• [WRITTEN REQUEST] Using the material that follows, identify and copy each line with the string "script".

• [GIVEN RECORDS]
________________________

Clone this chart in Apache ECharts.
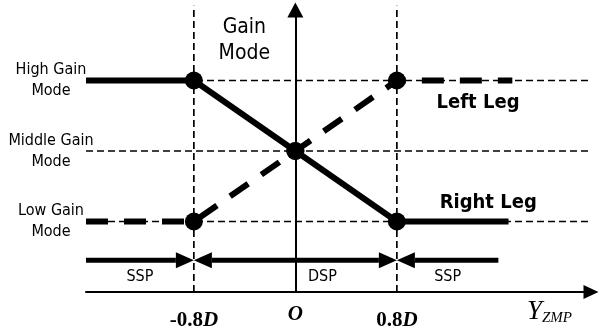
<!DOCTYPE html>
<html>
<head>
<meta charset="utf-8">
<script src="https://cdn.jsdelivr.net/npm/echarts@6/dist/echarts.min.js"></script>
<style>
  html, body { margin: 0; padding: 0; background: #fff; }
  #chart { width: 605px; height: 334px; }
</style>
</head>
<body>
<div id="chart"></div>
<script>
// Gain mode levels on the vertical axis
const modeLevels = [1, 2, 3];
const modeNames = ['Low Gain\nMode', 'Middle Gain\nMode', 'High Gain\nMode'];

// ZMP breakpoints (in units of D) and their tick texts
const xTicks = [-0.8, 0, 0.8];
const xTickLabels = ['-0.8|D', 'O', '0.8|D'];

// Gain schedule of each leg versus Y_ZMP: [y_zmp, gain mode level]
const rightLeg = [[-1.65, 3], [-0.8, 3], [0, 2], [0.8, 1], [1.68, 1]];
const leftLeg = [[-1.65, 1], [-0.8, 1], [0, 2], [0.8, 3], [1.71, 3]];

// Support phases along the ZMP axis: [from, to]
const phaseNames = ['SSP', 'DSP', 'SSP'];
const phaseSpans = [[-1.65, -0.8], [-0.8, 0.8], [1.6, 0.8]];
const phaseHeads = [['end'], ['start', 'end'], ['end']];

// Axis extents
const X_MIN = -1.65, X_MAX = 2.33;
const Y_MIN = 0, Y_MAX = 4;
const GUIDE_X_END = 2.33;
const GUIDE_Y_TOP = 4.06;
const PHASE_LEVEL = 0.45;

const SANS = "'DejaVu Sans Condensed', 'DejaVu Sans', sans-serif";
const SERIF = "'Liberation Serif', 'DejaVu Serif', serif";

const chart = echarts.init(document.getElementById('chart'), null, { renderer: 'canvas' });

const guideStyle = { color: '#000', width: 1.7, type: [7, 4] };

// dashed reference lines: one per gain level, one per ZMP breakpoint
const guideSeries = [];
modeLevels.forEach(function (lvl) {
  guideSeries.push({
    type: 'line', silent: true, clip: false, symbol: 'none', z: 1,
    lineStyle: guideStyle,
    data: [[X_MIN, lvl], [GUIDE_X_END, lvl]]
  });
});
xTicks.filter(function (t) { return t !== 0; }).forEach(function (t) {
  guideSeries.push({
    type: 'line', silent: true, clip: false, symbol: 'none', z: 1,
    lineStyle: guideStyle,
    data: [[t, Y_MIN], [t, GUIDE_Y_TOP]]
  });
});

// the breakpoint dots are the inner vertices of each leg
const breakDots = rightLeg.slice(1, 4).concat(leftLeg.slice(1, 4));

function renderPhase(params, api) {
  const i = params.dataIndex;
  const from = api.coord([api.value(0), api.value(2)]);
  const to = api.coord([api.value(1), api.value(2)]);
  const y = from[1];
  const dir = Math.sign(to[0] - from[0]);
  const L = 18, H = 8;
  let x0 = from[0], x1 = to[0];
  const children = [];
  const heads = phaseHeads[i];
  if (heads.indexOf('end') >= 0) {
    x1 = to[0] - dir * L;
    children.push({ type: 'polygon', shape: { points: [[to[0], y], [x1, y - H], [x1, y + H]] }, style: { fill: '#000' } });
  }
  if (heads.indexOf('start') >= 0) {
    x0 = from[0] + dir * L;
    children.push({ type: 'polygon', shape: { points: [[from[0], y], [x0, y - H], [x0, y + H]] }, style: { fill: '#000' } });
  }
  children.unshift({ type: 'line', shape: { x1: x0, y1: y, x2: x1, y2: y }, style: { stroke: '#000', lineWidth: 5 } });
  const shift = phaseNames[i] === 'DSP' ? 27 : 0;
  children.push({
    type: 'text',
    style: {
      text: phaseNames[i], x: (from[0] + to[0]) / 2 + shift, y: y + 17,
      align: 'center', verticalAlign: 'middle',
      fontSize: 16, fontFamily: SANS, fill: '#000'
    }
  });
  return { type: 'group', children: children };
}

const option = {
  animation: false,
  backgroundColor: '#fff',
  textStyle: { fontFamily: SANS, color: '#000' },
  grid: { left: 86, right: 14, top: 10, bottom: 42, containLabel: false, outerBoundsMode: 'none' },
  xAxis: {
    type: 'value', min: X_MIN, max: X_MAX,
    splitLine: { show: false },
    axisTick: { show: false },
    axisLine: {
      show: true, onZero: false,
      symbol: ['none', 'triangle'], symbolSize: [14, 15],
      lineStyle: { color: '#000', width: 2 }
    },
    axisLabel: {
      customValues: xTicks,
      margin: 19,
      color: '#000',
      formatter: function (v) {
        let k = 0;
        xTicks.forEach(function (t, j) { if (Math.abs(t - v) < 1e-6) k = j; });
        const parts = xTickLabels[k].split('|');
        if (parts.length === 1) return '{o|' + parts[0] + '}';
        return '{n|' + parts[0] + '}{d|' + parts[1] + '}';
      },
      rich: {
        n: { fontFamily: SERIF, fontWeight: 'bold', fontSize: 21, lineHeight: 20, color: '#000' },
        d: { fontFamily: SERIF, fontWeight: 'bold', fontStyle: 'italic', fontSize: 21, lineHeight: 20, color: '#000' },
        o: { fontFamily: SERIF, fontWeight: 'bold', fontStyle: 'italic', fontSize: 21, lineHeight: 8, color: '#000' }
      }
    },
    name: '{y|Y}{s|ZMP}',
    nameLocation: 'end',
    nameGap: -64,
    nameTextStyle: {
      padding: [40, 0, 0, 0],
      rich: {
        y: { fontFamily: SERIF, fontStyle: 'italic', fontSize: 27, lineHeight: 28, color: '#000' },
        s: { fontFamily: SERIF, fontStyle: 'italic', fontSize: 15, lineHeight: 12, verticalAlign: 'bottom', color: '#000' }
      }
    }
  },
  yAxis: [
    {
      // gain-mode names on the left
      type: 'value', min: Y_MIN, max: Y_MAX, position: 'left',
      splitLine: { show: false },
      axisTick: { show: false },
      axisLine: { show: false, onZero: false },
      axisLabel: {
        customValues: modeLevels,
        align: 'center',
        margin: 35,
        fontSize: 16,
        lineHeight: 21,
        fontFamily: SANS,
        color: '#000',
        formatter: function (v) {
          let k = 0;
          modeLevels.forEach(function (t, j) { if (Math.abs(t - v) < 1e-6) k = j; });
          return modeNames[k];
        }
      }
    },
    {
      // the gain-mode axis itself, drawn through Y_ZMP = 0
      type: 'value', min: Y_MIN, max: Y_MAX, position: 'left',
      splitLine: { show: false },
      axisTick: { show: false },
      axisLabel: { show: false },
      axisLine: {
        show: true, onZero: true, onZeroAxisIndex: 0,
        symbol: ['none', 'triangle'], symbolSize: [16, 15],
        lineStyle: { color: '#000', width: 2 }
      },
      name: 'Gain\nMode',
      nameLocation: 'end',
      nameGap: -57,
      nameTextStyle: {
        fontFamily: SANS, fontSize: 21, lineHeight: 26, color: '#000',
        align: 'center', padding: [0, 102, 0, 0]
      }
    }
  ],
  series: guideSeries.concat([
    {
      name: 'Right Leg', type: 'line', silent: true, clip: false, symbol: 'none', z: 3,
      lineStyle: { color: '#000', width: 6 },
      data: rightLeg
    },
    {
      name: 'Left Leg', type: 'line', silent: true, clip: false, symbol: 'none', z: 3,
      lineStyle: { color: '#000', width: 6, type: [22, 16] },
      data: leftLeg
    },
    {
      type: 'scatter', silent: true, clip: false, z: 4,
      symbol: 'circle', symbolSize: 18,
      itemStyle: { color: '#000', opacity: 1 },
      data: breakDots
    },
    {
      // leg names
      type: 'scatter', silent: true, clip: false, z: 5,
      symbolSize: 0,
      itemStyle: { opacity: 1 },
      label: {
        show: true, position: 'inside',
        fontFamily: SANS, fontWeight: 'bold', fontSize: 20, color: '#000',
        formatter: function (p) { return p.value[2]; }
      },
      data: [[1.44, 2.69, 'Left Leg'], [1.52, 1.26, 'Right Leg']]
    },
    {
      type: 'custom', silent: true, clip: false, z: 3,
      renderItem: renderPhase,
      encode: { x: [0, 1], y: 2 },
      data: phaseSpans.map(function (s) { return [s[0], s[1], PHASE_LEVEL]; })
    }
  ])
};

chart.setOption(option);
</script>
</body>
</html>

________________________

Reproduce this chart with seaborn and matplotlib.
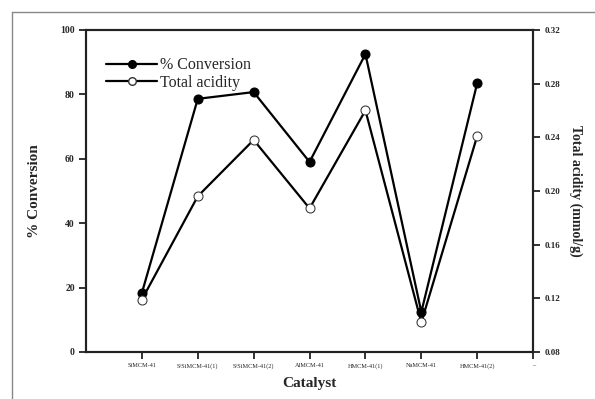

________________________

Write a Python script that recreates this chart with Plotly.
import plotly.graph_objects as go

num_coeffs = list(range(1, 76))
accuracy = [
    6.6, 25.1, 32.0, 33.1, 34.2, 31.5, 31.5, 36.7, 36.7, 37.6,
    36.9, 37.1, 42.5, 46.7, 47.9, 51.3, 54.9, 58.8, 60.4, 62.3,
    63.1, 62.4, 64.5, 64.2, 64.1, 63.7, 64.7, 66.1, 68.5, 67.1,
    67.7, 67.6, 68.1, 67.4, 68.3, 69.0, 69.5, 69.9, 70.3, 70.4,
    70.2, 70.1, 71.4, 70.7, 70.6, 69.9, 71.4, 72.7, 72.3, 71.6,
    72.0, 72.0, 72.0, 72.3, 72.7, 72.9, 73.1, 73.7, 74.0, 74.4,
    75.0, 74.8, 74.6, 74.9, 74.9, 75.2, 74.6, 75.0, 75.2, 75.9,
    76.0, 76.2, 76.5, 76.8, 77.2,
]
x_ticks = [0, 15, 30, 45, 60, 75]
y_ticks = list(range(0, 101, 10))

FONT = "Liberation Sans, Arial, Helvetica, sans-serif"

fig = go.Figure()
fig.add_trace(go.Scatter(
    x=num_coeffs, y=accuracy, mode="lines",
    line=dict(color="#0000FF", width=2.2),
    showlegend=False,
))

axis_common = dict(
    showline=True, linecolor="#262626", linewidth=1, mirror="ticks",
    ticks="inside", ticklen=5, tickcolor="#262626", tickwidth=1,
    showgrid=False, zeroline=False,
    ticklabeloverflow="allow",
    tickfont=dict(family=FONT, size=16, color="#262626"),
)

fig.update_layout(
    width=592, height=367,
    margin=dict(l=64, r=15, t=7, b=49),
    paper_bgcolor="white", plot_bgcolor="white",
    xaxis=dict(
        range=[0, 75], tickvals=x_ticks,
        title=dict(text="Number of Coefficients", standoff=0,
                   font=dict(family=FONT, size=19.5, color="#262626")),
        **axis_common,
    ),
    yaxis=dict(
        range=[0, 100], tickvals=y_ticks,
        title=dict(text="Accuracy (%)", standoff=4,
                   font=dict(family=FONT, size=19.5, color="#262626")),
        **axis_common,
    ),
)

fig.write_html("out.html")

________________________

• [FINAL RESULT]
<script src="https://cdn.jsdelivr.net/npm/echarts@6/dist/echarts.min.js"></script>
<script>
</script>
Write a Python script that recreates this chart with Plotly.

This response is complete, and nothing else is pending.